# Definition:Conditional Expectation/General Case

## Definition

Let $\struct {\Omega, \Sigma, \Pr}$ be a probability space.

Let $X$ be an integrable random variable on $\struct {\Omega, \Sigma, \Pr}$.

### Conditioned on $\sigma$-Algebra

Let $\GG \subseteq \Sigma$ be a sub-$\sigma$-algebra of $\Sigma$.

We say that $Z$ is a version of the conditional expectation of $X$ given $\GG$, or version of $\expect {X \mid \GG}$ if and only if:

$(1): \quad \expect {\cmod Z} < \infty$
$(2): \quad$ $Z$ is $\GG$-measurable
$(3): \quad \ds \forall G \in \GG: \int_G Z \rd \Pr = \int_G X \rd \Pr$

From Existence and Essential Uniqueness of Conditional Expectation Conditioned on Sigma-Algebra, any two versions of the conditional expectation of $X$ given $\GG$ agree almost surely, so we write:

$Z = \expect {X \mid \GG}$

in the sense of almost-sure equality.

### Conditioned on Set of Random Variables

Let $\SS$ be a set of real-valued random variables on $\struct {\Omega, \Sigma, \Pr}$.

Then we define the conditional expectation of $X$ given $\SS$:

$\expect {X \mid \SS} = \expect {X \mid \map \sigma \SS}$

where:

$\map \sigma \SS$ denotes the $\sigma$-algebra generated by $\SS$
$\expect {X \mid \map \sigma \SS}$ denotes the conditional expectation of $X$ given $\map \sigma \SS$
$=$ is understood to mean almost-sure equality.

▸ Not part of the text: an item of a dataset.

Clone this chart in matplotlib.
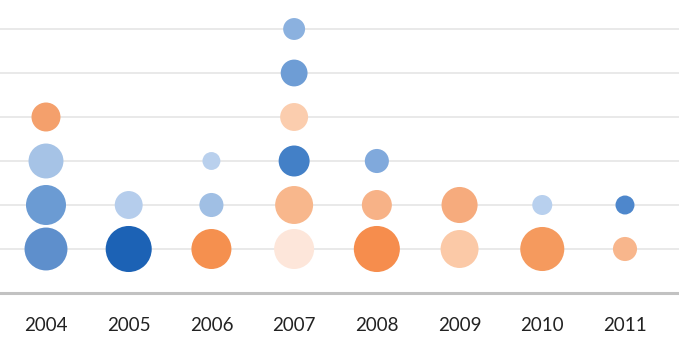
import numpy as np
import matplotlib
matplotlib.use("Agg")
import matplotlib.pyplot as plt

# ----------------------------
# Data
# ----------------------------

years = ["2004", "2005", "2006", "2007", "2008", "2009", "2010", "2011"]

# bubble magnitude (area units), bottom row first
values = {
    "2004": [92, 80, 61, 42],
    "2005": [106, 39],
    "2006": [80, 29, 16],
    "2007": [80, 72, 48, 39, 36, 24],
    "2008": [106, 45, 29],
    "2009": [72, 65],
    "2010": [97, 20],
    "2011": [29, 18],
}

colors = {
    "2004": ["#5e8fcc", "#6b9bd3", "#a6c3e6", "#f4a06c"],
    "2005": ["#1c62b5", "#b5cdec"],
    "2006": ["#f5904f", "#a0bfe4", "#b9d0ed"],
    "2007": ["#fde6da", "#f8b78c", "#4380c7", "#fbcdae", "#6e9dd5", "#8bb1df"],
    "2008": ["#f68d4d", "#f7b287", "#80a9dc"],
    "2009": ["#fbc9a7", "#f6ab7d"],
    "2010": ["#f59a5e", "#b8d0ee"],
    "2011": ["#f8b68c", "#4e87cc"],
}

# ----------------------------
# Plot
# ----------------------------

DPI = 100
fig = plt.figure(figsize=(6.79, 3.61), dpi=DPI)
ax = fig.add_axes([0, 68 / 361, 1, 290.4 / 361])

for i, yr in enumerate(years):
    v = np.array(values[yr], dtype=float)
    levels = np.arange(1, len(v) + 1)
    # area scale: s in points^2
    s = 10.37 * v
    ax.scatter(np.full(len(v), i), levels, s=s, c=colors[yr],
               linewidths=0, zorder=3)

ax.set_xlim(-0.556, 7.653)
ax.set_ylim(0, 6.6)

for lvl in range(1, 7):
    ax.axhline(lvl, color="#e3e3e3", lw=1.1, zorder=1)

for side in ["top", "left", "right"]:
    ax.spines[side].set_visible(False)
ax.spines["bottom"].set_color("#c2c2c2")
ax.spines["bottom"].set_linewidth(2.2)

ax.set_yticks([])
ax.set_xticks(range(len(years)))
ax.set_xticklabels(years, fontsize=13.5, color="#222222",
                   family=["Liberation Sans Narrow", "Lato", "DejaVu Sans"])
ax.tick_params(axis="x", length=0, pad=17)

fig.savefig("out.png", dpi=DPI)
plt.close(fig)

If $\SS$ is countable set, say $\SS = \set {X_n : n \in \N} = \set {X_1, X_2, \ldots}$, we may write:

$\expect {X \mid \SS} = \expect {X \mid X_1, X_2, \ldots}$

### Conditioned on Event

Let $A \in \Sigma$.

Then we define the conditional expectation of $X$ given $A$:

$\expect {X \mid A} = \expect {X \mid \map \sigma A}$

where:

$\map \sigma A$ denotes the $\sigma$-algebra generated by $A$
$\expect {X \mid \map \sigma A}$ denotes the conditional expectation of $X$ given $\map \sigma A$
$=$ is understood to mean almost-sure equality.